我的脚步赫然顿住,手里头还剩下一口的杂粮煎饼掉在了地上。
我慌乱的弯腰去捡,捡起来后,再一看,傅如桉和乔茜已经不见了。
心口像是被开了一个大洞,无数的冷风朝着里头涌,滚烫的鲜血却在往外流。
我怔怔的捧着杂粮煎饼,好半天才丢到了垃圾桶里。
杂粮煎饼的小师傅看见我,笑着说:“姑娘,掉了再买一个呗!”
“再给我来一个。”我面无表情的说。
“好嘞!药药切克闹,杂粮煎饼来一套,我说鸡蛋你说要!鸡蛋!”
“要。”
“鸡蛋!”
“要。”
如此十来次的顺序循环下去后,小师傅忍不住的提醒我:“姑娘,鸡蛋吃多了胆固醇高……我少给你加几个吧。

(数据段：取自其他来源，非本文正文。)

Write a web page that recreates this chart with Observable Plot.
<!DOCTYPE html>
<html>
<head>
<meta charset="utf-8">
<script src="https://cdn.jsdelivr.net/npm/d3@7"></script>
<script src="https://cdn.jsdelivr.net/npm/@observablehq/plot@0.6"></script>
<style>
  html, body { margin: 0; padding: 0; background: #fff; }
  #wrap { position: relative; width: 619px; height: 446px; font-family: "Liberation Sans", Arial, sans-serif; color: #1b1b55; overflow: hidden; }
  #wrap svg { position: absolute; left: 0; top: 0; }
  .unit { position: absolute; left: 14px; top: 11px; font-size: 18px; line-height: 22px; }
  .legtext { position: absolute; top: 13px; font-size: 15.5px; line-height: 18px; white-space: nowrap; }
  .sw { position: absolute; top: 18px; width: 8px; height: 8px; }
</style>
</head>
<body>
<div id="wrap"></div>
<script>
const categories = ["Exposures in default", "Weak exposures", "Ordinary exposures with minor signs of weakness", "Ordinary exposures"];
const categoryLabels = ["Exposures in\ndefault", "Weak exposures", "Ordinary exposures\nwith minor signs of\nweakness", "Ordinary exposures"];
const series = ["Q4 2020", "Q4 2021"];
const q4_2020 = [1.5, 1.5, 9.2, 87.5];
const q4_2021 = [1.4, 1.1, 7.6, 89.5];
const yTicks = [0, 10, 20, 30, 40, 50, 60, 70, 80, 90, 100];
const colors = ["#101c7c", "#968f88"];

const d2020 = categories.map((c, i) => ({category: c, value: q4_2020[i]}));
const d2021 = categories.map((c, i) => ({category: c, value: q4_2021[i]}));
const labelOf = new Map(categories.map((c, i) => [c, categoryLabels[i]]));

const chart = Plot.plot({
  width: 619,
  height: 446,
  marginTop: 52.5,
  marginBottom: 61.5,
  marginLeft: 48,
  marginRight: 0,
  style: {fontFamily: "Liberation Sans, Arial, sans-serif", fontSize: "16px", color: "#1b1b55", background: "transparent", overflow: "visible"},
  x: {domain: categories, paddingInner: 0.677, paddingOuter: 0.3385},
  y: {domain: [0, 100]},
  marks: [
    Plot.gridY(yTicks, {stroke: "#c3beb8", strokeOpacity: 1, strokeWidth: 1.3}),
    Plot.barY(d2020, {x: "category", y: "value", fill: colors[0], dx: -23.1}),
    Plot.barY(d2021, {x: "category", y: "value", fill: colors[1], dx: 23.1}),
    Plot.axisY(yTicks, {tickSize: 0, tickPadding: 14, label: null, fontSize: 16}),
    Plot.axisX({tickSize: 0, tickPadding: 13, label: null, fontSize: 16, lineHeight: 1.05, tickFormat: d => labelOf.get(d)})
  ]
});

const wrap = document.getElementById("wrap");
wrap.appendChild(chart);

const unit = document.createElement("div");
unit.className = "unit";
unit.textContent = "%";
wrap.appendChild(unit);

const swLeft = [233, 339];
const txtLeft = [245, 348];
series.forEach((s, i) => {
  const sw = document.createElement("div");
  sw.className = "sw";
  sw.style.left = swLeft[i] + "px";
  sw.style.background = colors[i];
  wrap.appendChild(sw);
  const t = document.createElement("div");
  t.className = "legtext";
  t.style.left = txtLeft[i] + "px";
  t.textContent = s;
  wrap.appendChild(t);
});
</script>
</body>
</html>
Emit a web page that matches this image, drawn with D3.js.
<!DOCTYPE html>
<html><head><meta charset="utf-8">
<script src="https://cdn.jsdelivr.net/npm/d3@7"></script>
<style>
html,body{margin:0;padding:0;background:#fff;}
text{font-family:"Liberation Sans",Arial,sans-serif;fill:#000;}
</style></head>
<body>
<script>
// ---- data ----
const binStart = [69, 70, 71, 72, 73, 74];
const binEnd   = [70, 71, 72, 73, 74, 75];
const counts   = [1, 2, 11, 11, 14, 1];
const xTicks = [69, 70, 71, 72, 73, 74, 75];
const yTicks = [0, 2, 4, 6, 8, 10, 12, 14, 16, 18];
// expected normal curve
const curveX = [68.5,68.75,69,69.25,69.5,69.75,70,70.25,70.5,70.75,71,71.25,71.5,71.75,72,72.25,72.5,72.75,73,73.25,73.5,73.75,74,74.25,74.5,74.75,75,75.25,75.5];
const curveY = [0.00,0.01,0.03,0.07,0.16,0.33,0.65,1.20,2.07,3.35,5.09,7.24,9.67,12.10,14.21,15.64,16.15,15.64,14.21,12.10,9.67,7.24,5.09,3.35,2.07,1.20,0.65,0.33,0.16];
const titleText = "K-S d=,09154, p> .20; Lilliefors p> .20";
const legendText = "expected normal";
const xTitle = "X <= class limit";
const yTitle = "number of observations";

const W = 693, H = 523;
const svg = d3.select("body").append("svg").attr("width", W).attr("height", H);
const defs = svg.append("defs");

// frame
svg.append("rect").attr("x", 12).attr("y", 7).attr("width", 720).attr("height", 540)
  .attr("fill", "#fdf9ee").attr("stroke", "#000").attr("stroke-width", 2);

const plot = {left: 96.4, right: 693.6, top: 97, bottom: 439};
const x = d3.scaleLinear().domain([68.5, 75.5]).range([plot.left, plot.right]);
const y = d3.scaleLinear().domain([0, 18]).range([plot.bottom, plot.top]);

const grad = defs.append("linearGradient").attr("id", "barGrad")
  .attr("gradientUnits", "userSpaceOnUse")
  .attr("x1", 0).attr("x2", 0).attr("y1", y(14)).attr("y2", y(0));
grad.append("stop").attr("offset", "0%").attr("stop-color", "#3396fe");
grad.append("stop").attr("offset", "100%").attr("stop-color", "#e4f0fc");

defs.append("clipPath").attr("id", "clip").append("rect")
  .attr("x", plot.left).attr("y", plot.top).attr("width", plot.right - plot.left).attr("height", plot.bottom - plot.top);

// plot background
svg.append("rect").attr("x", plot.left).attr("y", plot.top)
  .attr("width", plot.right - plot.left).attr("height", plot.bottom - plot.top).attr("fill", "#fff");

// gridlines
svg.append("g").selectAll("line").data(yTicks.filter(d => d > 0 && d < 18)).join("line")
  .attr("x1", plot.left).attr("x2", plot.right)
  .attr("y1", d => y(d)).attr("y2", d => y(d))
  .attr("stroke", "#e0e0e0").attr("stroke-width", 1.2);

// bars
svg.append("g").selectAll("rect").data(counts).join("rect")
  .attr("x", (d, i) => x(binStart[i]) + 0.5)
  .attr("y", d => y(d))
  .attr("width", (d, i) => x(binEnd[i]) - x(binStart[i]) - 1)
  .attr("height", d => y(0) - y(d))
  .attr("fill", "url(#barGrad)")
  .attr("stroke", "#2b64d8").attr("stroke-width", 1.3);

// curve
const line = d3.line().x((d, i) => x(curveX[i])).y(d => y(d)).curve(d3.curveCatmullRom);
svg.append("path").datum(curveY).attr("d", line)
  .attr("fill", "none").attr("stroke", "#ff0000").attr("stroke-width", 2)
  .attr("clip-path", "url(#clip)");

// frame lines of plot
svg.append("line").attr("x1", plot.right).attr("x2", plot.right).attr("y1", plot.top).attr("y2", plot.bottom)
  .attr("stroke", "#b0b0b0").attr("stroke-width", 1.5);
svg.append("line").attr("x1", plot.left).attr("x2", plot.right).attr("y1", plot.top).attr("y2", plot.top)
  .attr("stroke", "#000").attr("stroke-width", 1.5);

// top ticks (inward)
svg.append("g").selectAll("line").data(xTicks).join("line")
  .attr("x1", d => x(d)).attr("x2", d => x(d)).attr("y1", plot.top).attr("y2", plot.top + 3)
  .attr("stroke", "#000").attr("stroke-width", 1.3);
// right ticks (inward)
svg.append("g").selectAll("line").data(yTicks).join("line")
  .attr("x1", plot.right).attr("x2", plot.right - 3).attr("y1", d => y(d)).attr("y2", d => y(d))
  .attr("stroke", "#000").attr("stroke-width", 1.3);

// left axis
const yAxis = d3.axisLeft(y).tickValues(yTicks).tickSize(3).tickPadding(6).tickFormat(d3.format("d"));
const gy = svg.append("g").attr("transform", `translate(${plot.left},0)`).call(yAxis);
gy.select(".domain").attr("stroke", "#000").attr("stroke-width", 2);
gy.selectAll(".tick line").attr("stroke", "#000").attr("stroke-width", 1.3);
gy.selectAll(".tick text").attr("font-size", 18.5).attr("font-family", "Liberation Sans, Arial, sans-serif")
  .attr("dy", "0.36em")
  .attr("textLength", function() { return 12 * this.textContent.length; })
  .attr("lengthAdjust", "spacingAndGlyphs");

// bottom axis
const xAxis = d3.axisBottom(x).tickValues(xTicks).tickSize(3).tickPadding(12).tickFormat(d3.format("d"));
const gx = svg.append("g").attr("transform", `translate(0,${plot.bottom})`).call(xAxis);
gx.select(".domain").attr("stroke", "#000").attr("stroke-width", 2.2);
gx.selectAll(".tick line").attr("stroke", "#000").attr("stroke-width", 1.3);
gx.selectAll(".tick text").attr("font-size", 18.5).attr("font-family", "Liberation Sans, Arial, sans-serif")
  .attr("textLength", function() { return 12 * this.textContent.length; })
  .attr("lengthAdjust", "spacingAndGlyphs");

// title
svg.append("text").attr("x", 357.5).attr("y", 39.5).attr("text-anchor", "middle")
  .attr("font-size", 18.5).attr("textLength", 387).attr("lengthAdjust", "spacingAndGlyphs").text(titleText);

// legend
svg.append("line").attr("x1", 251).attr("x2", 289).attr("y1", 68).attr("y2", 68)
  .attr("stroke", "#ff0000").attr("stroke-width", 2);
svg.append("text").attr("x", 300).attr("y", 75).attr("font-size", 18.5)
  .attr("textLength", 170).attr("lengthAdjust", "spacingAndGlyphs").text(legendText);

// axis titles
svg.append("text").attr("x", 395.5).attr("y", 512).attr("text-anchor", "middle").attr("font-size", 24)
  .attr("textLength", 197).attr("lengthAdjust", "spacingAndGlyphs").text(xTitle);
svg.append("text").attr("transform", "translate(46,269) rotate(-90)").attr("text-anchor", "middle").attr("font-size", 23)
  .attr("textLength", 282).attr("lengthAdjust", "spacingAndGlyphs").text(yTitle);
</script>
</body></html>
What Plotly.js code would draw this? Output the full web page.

”
我一下子就哭了出来,“为什么连你也要反对我!”
小师傅一下子就慌了,“好好好,我多给你加鸡蛋……多给你加鸡蛋……”
夏季如此燥热的天,我却感觉格外的寒。
我捧着杂粮煎饼,走在马路上,一边走一边哭,周围有不少人都在对我指指点点的。
连吃了两个杂粮煎饼,我撑的都快走不动路了。
我朝着旁边看了一眼,小店的玻璃被擦的透亮,映出满脸泪痕哭的狼狈的我。
真是可笑。
我昨天晚上还在心心念念着傅如桉能哄哄我,想的一夜未睡,大清早就跑过来。
现在看来,我这不是犯贱是什么?
对着玻璃,我缓缓的扬起了一抹苦涩的笑,看起来那么的凄凉。
手机在此时此刻震动起来,是婆婆打来的电话,她着急忙慌的大喊:“何初你在哪!你快回来!爷爷好像不行了!”
我脑袋里头嗡的一声,好像有一根弦直接断了,我二话不说,直接打车回去。
到的时候,我看见救护车在家门口,那些护士却久久没有再上车。
我蹬蹬的往楼上跑去,听见婆婆哭的凄惨的声音。
一步迈进房间,我看见老爷子躺在床上,嘴角还挂着安详的笑。
“老先生已经走了,他走的很安详,是在睡梦中离开的。”医生说。
婆婆已经哭成了泪人,整个人抽抽噎噎的,好痛苦的样子。
我想起之前她进过一次医院,医生说她不能受到太严重的刺激,我连忙走过去道:“妈,您平静一下心情。”